The research is clear: diverse teams are more effective than homogenous teams. Having various perspectives, cultures, and backgrounds all looking at the same problem and coming up with different solutions is the backbone of innovation.
Before you start reinventing your hiring and onboarding processes, there are a multitude of things to consider.
As the first person of color hired at Help Scout, I value the way diversity is engaged, both as a company-wide value and on a personal level. With our team nearly doubling in size within the last year, we’re consciously considering the powerful asset of diversity so that we can continue to be a forward-thinking company.
All hands are on board for building a diverse team, not only because it’s the right thing to do—any applicant in any industry should have a fair chance—but also because it champions creativity and problem solving. We ask ourselves how other companies are succeeding in building diversity, where we are falling short, and how we can improve. Where can we contribute and how can we make a difference?
Here are some of the ideas that have helped us as we engage diversity.
1. Inclusion and Diversity at Slack
Slack has outlined their process in hiring for diversity by showing data, providing context, and humbly admitting that this isn’t a scoreboard or a competition—it’s an engagement with the community on a topic that deserves attention.
I particularly love this statement:
“Our primary goal is to avoid becoming yet another place where underrepresented groups exit the technology industry. We don’t want to be a place where people give up on their ambitions. All kinds of people should be able to be successful at Slack. While much focus has been on the pipeline, we understand that increasing the diversity of applicants and new hires will not result in any significant change if people from underrepresented groups cannot thrive at the company.”
As our Help Scout team rapidly grows, we too are being mindful about our processes and what we can do better. It’s companies like Slack that help us gain new ideas and perspectives and challenge us in this endeavor.
2. How Diversity Makes Us Smarter
It seems like decades of research points to something that many of us already know. We’ve all experienced the enriching effects of embracing different perspectives from various cultures, backgrounds, and ethnicities. It helps us see problems anew, consider ideas that may go unnoticed, and fosters the kind of creativity that champions change.
3. Diversity Debt: How Much Does Your Startup Have?
Andrea Barrica at 500.co outlines a helpful framework for reducing diversity debt in the early phase of a company, and she defines the steps that can help even as you’re growing. Some of these steps include understanding unconscious biases, watching out for people who always do certain roles (do women tend to stay around and clean up after an event?), and hiring for diversity as early as you can.
Barrica says, “The more people your company hires until you have a diverse team (meaning an array of genders, LGBT, socio-economic backgrounds, ethnicities, ages, able-bodiedness, etc.) — the more diversity debt your organization has accrued.”
4. When Women Stopped Coding
How do we begin to understand the lack of diversity in the pipeline of talent? To start, let’s take a hard look at culture and traditional education.

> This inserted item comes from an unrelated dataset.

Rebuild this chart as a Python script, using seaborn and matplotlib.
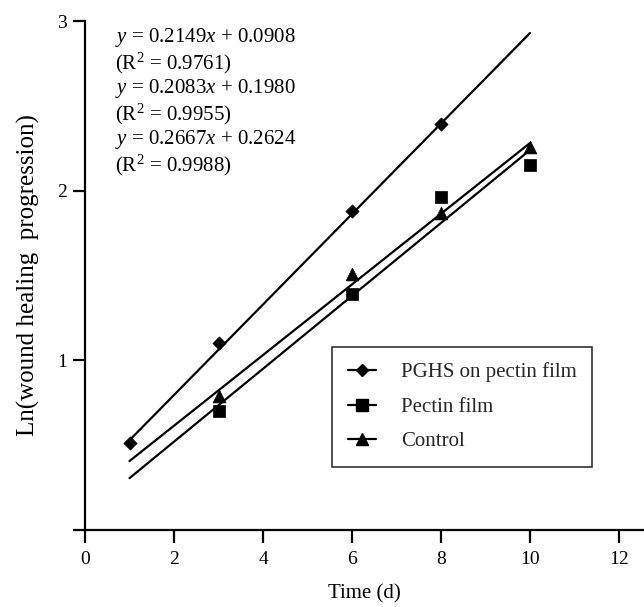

NPR provides fascinating data and perspective on what may have happened around the 1990s when women stopped entering computer science fields. This is a dot worth connecting to the lack of women in tech today, not as an all-encompassing answer, but as one angle that helps add up to the problem at large.
5. Why I Believe in Intentional Efforts to Hire for Diversity
Rand Fishkin, co-founder of Moz and Inbound.org, offers a compelling and honest perspective on why he’s consciously hiring for diversity and the roadblocks that must be overcome.
“We all want to live in a world where there’s no question about why they picked you – you were the best, most qualified candidate, full stop. But we can’t live in that world yet, because we haven’t all had equal privilege and opportunity. Some of us start with clear, unfair advantages rooted in history. Failing to acknowledge that distribution and pretending there’s an equality of privilege is a form of willful ignorance that maintains those biases.”
I believe the first step that companies face is defining diversity: what does diversity look like? Why is it important? What processes, language, and attitude will your company pursue to not only hire for diversity, but to engage diversity on a daily basis? If you’re doing it to fill a quota based on popular belief, then you’re doing it for the wrong reasons.
Hiring a diverse team is a process. It’s not about completely emulating what another company is doing; your company may not be at that stage yet. But it’s something that’s worthy of application—not to pander to media or what science says—but because it’s undeniably fruitful for the growth of the company and enriching to the employees.